- **SHORT TASK**: Below is a listing to write out in full, exactly as given, without its pictures.

- **GIVEN INFORMATION**:
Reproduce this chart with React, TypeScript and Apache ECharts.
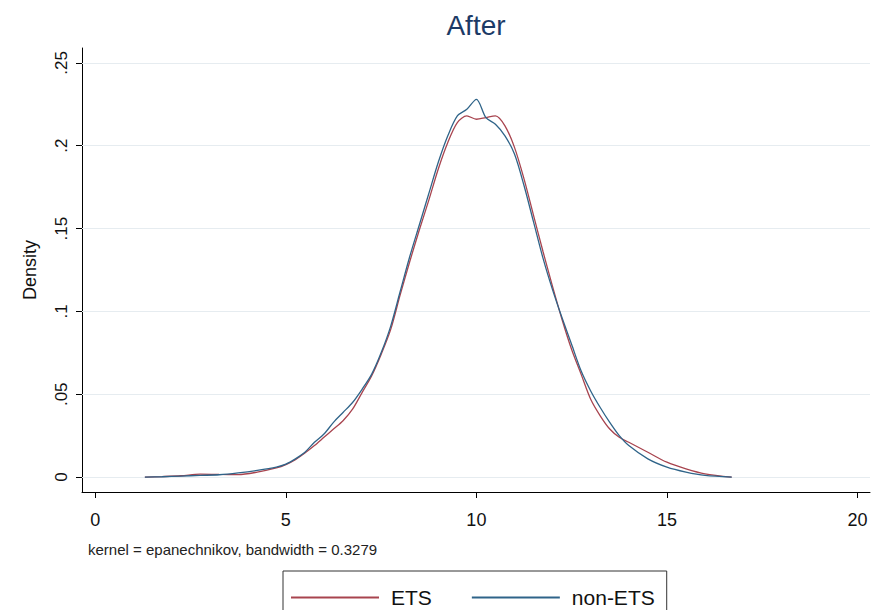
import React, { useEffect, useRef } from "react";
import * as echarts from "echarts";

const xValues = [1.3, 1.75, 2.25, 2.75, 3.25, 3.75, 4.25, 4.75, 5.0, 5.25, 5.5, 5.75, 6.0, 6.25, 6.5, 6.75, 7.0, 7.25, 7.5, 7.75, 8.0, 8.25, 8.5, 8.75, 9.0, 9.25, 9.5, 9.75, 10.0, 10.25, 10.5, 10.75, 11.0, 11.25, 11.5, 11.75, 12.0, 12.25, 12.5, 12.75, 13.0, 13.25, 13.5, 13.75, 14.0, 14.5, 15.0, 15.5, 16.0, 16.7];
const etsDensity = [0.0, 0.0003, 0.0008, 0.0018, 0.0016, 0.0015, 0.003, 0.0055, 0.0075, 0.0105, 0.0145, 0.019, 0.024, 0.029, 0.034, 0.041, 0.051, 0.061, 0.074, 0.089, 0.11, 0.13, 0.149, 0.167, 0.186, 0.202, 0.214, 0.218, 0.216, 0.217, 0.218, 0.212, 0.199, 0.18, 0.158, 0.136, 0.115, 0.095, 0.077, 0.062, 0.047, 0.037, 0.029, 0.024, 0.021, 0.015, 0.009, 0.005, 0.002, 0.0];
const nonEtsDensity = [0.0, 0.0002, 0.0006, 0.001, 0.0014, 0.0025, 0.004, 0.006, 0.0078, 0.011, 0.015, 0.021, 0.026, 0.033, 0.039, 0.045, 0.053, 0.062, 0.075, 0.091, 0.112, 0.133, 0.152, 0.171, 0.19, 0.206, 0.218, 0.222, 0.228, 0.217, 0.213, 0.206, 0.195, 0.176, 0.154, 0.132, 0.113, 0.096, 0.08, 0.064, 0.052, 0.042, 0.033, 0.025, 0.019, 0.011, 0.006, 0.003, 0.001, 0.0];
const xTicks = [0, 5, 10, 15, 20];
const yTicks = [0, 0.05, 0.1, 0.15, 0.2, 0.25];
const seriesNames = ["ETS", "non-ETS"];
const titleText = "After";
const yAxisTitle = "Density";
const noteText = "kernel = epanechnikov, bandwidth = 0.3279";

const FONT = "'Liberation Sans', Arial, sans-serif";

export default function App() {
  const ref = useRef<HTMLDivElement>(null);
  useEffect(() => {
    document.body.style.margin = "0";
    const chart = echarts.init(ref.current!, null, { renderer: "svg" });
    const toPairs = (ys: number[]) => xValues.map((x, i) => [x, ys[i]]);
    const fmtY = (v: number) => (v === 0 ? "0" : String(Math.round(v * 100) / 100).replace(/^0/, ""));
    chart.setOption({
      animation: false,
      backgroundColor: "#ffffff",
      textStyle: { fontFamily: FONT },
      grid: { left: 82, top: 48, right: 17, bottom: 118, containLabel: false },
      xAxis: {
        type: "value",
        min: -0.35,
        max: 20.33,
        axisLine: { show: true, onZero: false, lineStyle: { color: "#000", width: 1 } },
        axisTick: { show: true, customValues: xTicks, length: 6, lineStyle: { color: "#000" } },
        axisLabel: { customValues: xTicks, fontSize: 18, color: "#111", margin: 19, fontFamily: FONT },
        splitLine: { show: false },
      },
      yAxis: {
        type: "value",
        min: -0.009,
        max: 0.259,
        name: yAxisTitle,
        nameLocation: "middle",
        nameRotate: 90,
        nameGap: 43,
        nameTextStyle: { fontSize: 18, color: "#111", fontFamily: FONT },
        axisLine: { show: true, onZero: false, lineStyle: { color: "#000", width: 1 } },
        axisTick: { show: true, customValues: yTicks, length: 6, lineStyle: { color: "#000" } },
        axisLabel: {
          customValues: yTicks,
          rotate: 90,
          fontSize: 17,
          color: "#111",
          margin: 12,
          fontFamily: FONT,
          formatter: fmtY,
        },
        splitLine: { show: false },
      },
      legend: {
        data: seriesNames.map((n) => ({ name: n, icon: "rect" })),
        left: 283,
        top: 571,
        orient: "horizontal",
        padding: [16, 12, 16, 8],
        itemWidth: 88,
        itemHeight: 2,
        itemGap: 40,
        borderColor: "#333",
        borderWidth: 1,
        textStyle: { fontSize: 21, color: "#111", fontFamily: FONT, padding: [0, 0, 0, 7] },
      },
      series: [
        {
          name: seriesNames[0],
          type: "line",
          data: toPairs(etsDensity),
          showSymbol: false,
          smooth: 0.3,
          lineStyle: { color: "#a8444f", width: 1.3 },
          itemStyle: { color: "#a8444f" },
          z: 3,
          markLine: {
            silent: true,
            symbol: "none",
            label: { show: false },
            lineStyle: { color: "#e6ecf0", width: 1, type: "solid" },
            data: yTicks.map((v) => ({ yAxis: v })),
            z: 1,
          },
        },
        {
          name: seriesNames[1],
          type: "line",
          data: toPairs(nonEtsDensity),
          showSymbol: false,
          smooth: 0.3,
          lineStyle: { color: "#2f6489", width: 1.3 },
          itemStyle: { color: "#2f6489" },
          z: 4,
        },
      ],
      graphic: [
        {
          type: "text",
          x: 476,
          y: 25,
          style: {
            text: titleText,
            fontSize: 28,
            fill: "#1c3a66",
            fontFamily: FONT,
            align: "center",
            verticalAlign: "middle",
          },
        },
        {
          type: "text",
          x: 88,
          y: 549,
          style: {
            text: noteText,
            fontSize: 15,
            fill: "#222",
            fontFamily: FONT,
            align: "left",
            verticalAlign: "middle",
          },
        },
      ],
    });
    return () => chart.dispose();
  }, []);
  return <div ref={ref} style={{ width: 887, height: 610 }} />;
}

- **TASK RESPONSE**:
Reproduce this chart with React, TypeScript and Apache ECharts.
import React, { useEffect, useRef } from "react";
import * as echarts from "echarts";

const xValues = [1.3, 1.75, 2.25, 2.75, 3.25, 3.75, 4.25, 4.75, 5.0, 5.25, 5.5, 5.75, 6.0, 6.25, 6.5, 6.75, 7.0, 7.25, 7.5, 7.75, 8.0, 8.25, 8.5, 8.75, 9.0, 9.25, 9.5, 9.75, 10.0, 10.25, 10.5, 10.75, 11.0, 11.25, 11.5, 11.75, 12.0, 12.25, 12.5, 12.75, 13.0, 13.25, 13.5, 13.75, 14.0, 14.5, 15.0, 15.5, 16.0, 16.7];
const etsDensity = [0.0, 0.0003, 0.0008, 0.0018, 0.0016, 0.0015, 0.003, 0.0055, 0.0075, 0.0105, 0.0145, 0.019, 0.024, 0.029, 0.034, 0.041, 0.051, 0.061, 0.074, 0.089, 0.11, 0.13, 0.149, 0.167, 0.186, 0.202, 0.214, 0.218, 0.216, 0.217, 0.218, 0.212, 0.199, 0.18, 0.158, 0.136, 0.115, 0.095, 0.077, 0.062, 0.047, 0.037, 0.029, 0.024, 0.021, 0.015, 0.009, 0.005, 0.002, 0.0];
const nonEtsDensity = [0.0, 0.0002, 0.0006, 0.001, 0.0014, 0.0025, 0.004, 0.006, 0.0078, 0.011, 0.015, 0.021, 0.026, 0.033, 0.039, 0.045, 0.053, 0.062, 0.075, 0.091, 0.112, 0.133, 0.152, 0.171, 0.19, 0.206, 0.218, 0.222, 0.228, 0.217, 0.213, 0.206, 0.195, 0.176, 0.154, 0.132, 0.113, 0.096, 0.08, 0.064, 0.052, 0.042, 0.033, 0.025, 0.019, 0.011, 0.006, 0.003, 0.001, 0.0];
const xTicks = [0, 5, 10, 15, 20];
const yTicks = [0, 0.05, 0.1, 0.15, 0.2, 0.25];
const seriesNames = ["ETS", "non-ETS"];
const titleText = "After";
const yAxisTitle = "Density";
const noteText = "kernel = epanechnikov, bandwidth = 0.3279";

const FONT = "'Liberation Sans', Arial, sans-serif";

export default function App() {
  const ref = useRef<HTMLDivElement>(null);
  useEffect(() => {
    document.body.style.margin = "0";
    const chart = echarts.init(ref.current!, null, { renderer: "svg" });
    const toPairs = (ys: number[]) => xValues.map((x, i) => [x, ys[i]]);
    const fmtY = (v: number) => (v === 0 ? "0" : String(Math.round(v * 100) / 100).replace(/^0/, ""));
    chart.setOption({
      animation: false,
      backgroundColor: "#ffffff",
      textStyle: { fontFamily: FONT },
      grid: { left: 82, top: 48, right: 17, bottom: 118, containLabel: false },
      xAxis: {
        type: "value",
        min: -0.35,
        max: 20.33,
        axisLine: { show: true, onZero: false, lineStyle: { color: "#000", width: 1 } },
        axisTick: { show: true, customValues: xTicks, length: 6, lineStyle: { color: "#000" } },
        axisLabel: { customValues: xTicks, fontSize: 18, color: "#111", margin: 19, fontFamily: FONT },
        splitLine: { show: false },
      },
      yAxis: {
        type: "value",
        min: -0.009,
        max: 0.259,
        name: yAxisTitle,
        nameLocation: "middle",
        nameRotate: 90,
        nameGap: 43,
        nameTextStyle: { fontSize: 18, color: "#111", fontFamily: FONT },
        axisLine: { show: true, onZero: false, lineStyle: { color: "#000", width: 1 } },
        axisTick: { show: true, customValues: yTicks, length: 6, lineStyle: { color: "#000" } },
        axisLabel: {
          customValues: yTicks,
          rotate: 90,
          fontSize: 17,
          color: "#111",
          margin: 12,
          fontFamily: FONT,
          formatter: fmtY,
        },
        splitLine: { show: false },
      },
      legend: {
        data: seriesNames.map((n) => ({ name: n, icon: "rect" })),
        left: 283,
        top: 571,
        orient: "horizontal",
        padding: [16, 12, 16, 8],
        itemWidth: 88,
        itemHeight: 2,
        itemGap: 40,
        borderColor: "#333",
        borderWidth: 1,
        textStyle: { fontSize: 21, color: "#111", fontFamily: FONT, padding: [0, 0, 0, 7] },
      },
      series: [
        {
          name: seriesNames[0],
          type: "line",
          data: toPairs(etsDensity),
          showSymbol: false,
          smooth: 0.3,
          lineStyle: { color: "#a8444f", width: 1.3 },
          itemStyle: { color: "#a8444f" },
          z: 3,
          markLine: {
            silent: true,
            symbol: "none",
            label: { show: false },
            lineStyle: { color: "#e6ecf0", width: 1, type: "solid" },
            data: yTicks.map((v) => ({ yAxis: v })),
            z: 1,
          },
        },
        {
          name: seriesNames[1],
          type: "line",
          data: toPairs(nonEtsDensity),
          showSymbol: false,
          smooth: 0.3,
          lineStyle: { color: "#2f6489", width: 1.3 },
          itemStyle: { color: "#2f6489" },
          z: 4,
        },
      ],
      graphic: [
        {
          type: "text",
          x: 476,
          y: 25,
          style: {
            text: titleText,
            fontSize: 28,
            fill: "#1c3a66",
            fontFamily: FONT,
            align: "center",
            verticalAlign: "middle",
          },
        },
        {
          type: "text",
          x: 88,
          y: 549,
          style: {
            text: noteText,
            fontSize: 15,
            fill: "#222",
            fontFamily: FONT,
            align: "left",
            verticalAlign: "middle",
          },
        },
      ],
    });
    return () => chart.dispose();
  }, []);
  return <div ref={ref} style={{ width: 887, height: 610 }} />;
}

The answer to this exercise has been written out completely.